Lou Malnati’s Pizzeria
Mark Malnati, son of founder Lou, was intimately involved in the remodel of Lou Malnati’s Pizzeria Gold Coast location. Though the restaurant has 49 Chicagoland locations as well as two in Arizona, this particular spot had some significance for Malnati. “He wanted reclaimed brick from the blood of Chicago, as Chicago as possible,” says Schmitt. Mark Knauer, of Knauer Inc., the architect on the project, was encouraged to find locally sourced materials. The faces of Chicago common brick were sawed into thin brick to give the exterior of the building a face-lift. The masons were instructed to lay the brick however it came off the pallet, giving a distinct, mixed look to the building. Malnati also salvaged a glazed brick from another old building in Chicago, and that was used around the restaurant’s redesigned entrance.
Giordano’s is another popular pizzeria in Chicago, with additional locations around the country. Most rework on the restaurants has focused on the interior walls, but the Oakbrook Terrace, Ill., location needed both exterior refurbishing and updated branding. The Aria Group, which specializes in hospitality architecture, stripped off the old façade and replaced it with a new thin brick facing. The result was an exterior with a clean, modern look and a welcoming new patio. For many years, Aria Group has been using the same specifications for Giordano’s restaurants, so the same color palette of reclaimed brick is used no matter the location. They work closely with Bricks Incorporated to achieve this.
Biaggi’s Ristorante Italiano
Biaggi’s is an Italian restaurant with roots in Bloomington, Ill. There are currently 20 locations operating in 10 states nationwide, with three locations in the Chicago area. Biaggi’s has its own interior designer, Pam Valenta, who has a long-time relationship with Schmitt and Bricks Incorporated. She selected Chicago common Medium Pink, in a mixture of thin brick and full-face brick, for about 10 of the locations so far. “The reclaimed brick brings an old Chicago feel to the project,” says Schmitt. “Valenta liked the fact that the Italian brick and the old buildings have rustic-looking materials. It looks like a ‘near miss,’ but it’s very appealing.”

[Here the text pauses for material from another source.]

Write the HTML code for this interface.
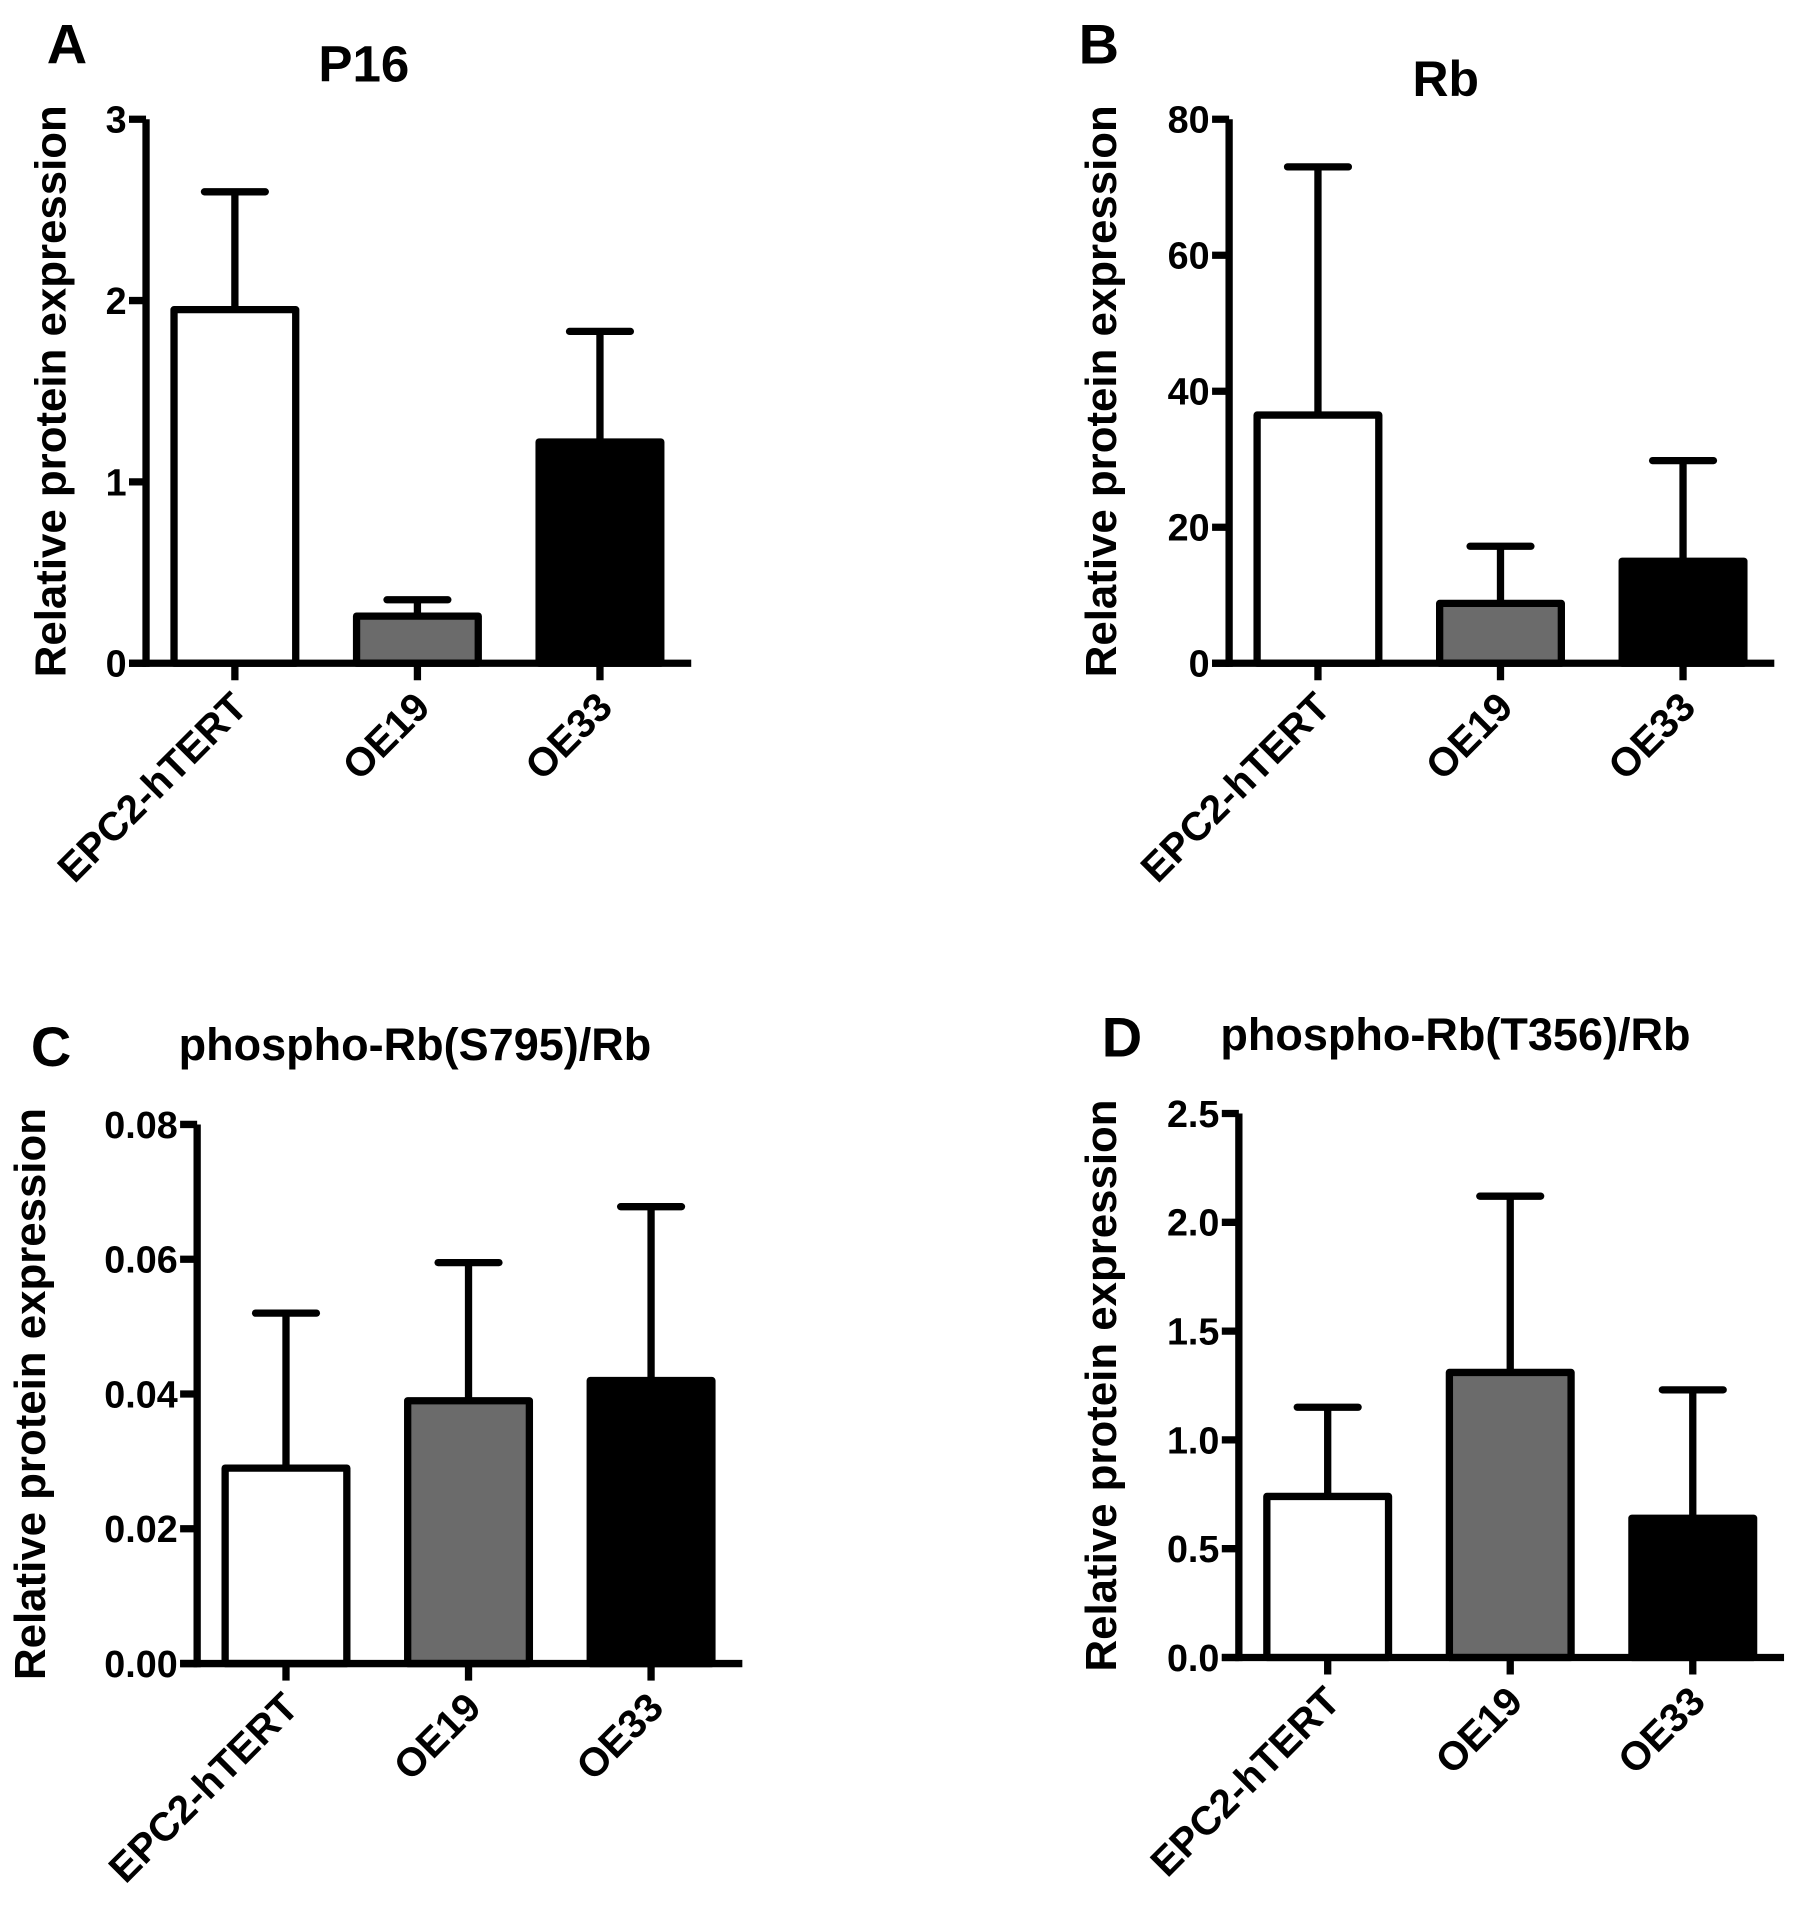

Bricks Incorporated does more than reface pizzerias with reclaimed brick. Their newly overhauled website, www.bricksinc.net, displays projects ranging from fireplaces and single-family residences to healthcare facilities and schools. While newly manufactured brick, windows and doors are a large part of their business, Bricks Incorporated has made its mark by reclaiming and recycling Chicago common brick, while preserving energy and saving materials from the landfill.